Monday, May 09, 2005

Maybe WS provides a common language for open innovation at the IS/IT level

One of the daddies of documenting what Open Source is, wrote this back in 2003:
Hacking and Refactoring: "we can imagine a hacker culture speaking a common tongue other than Unix and C (in the far past its common tongue was Lisp), and we can imagine an explicit ideology of open source developing within a cultural and technical context other than Unix (as indeed nearly happened several different times)."


Possibly today, that time is comming, the common language and context may be here for business heads to use. The future of hacking may be with the business bods, working with shared business concepts and using the tools of IS/IT to evolve open, shared, trusted working systems. The solution to the personal problem of one business head could easily emulate successful open source projects if the problem is wide spread, the technology easily accessible and the context easily adaptable.

The key enabler is a shared language, BPEL, ebXML, Web services, WSDL and the WS-* stack can provide the shared framework.
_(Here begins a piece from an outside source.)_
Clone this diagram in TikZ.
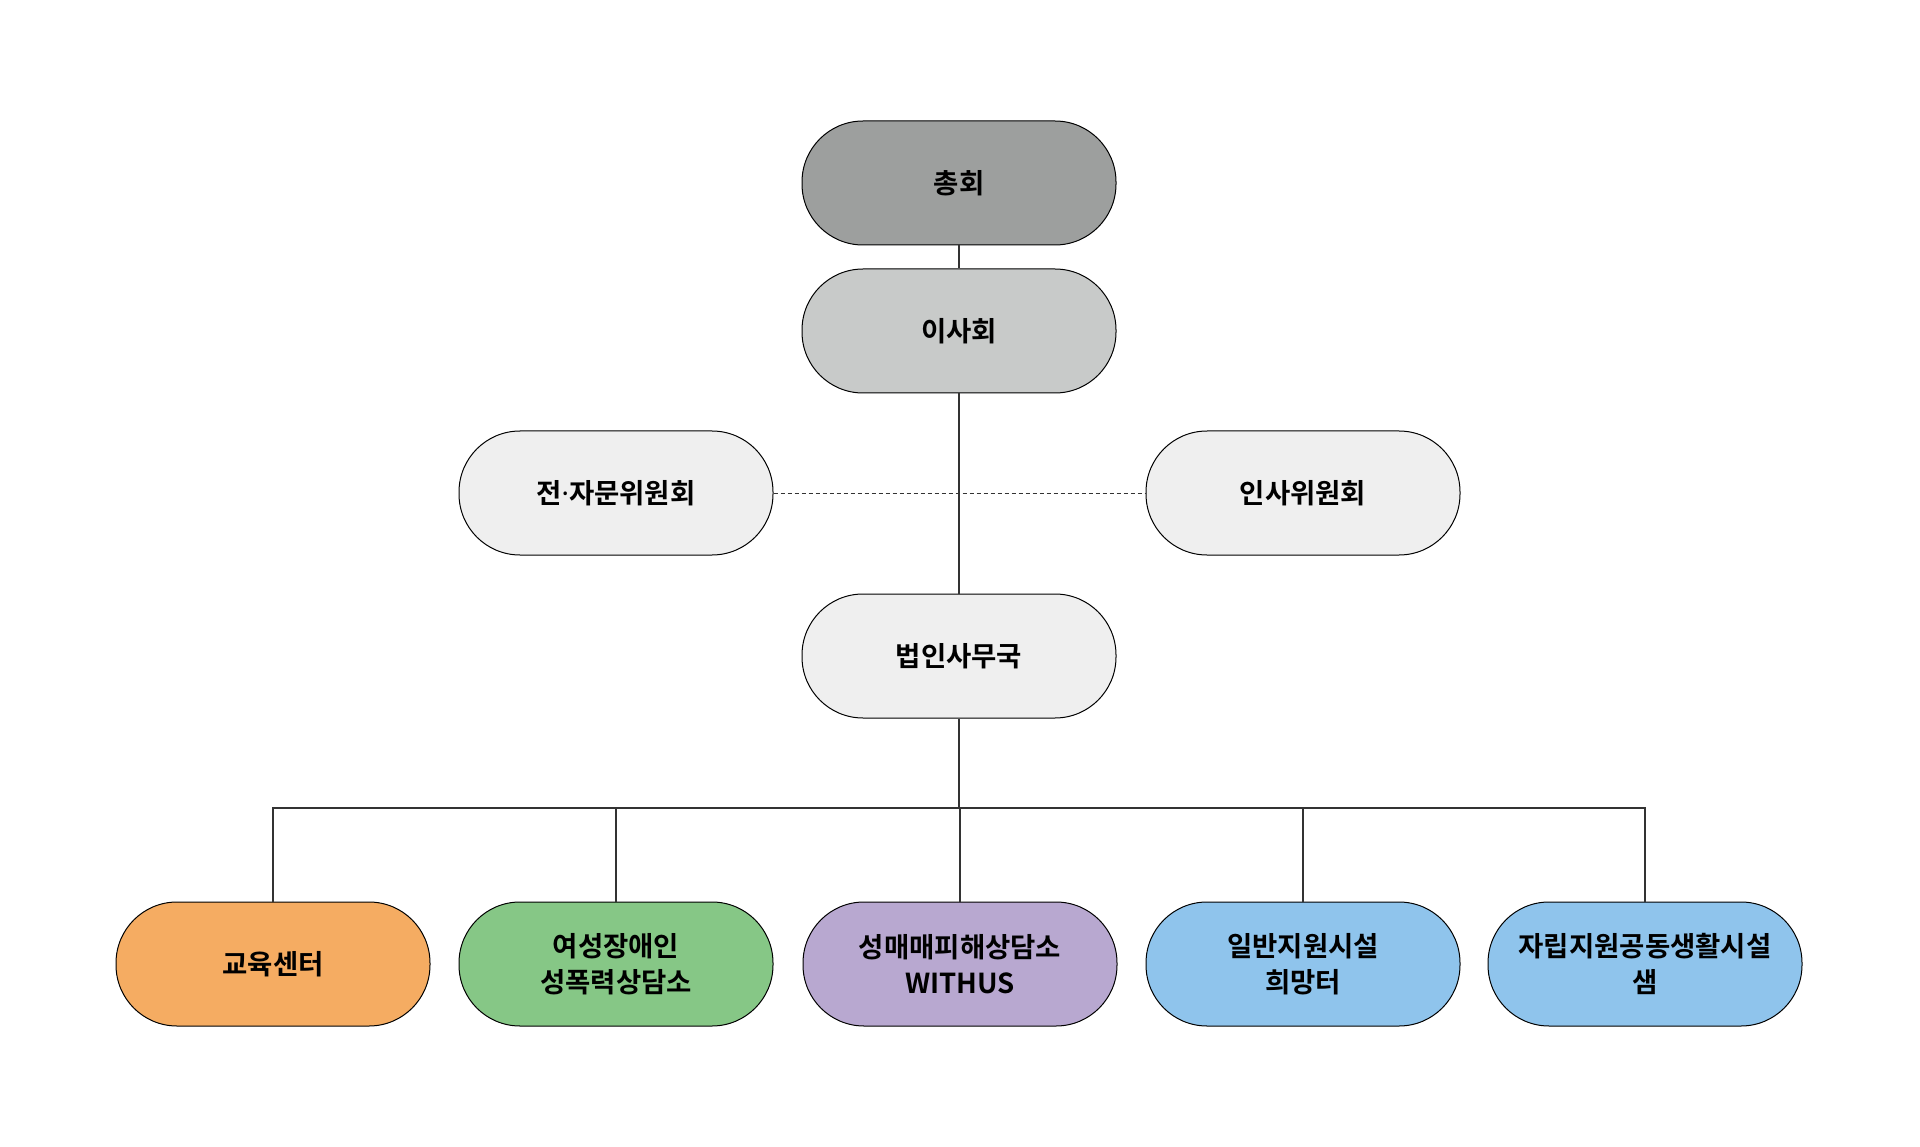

Open Innovation can provide the strategic initiative and Open Source can provide the historical background from which to learn.

While hackery is still treated as a craft and will remain so in many domains, the new craft is business agility, way up the software stack and closer to the fully evolved practioner. Where the business process is a mundane, day to day or regulatory task, it makes sense to share the burden of keeping the process up to date using the open source, community paradigm.
A shared solution will induce better understanding, foster alliances and increase buying power. Technology has its place as a contributor to strategic advantage, but it also has its place as a commodity tool that serves a business function in an stable, evolving and proven fashion. Open initiatives are the path to facilitate this distinction and implement the latter.

1 comment:

Gary Tully said...

The new craft can extend the notion of an IS/IT capability from looking at technology as a differentiator to looking at technology that is the same or should be the same. Then work to arrange a partnership or sharing relationship that manages the sameness in a mutually beneficial way.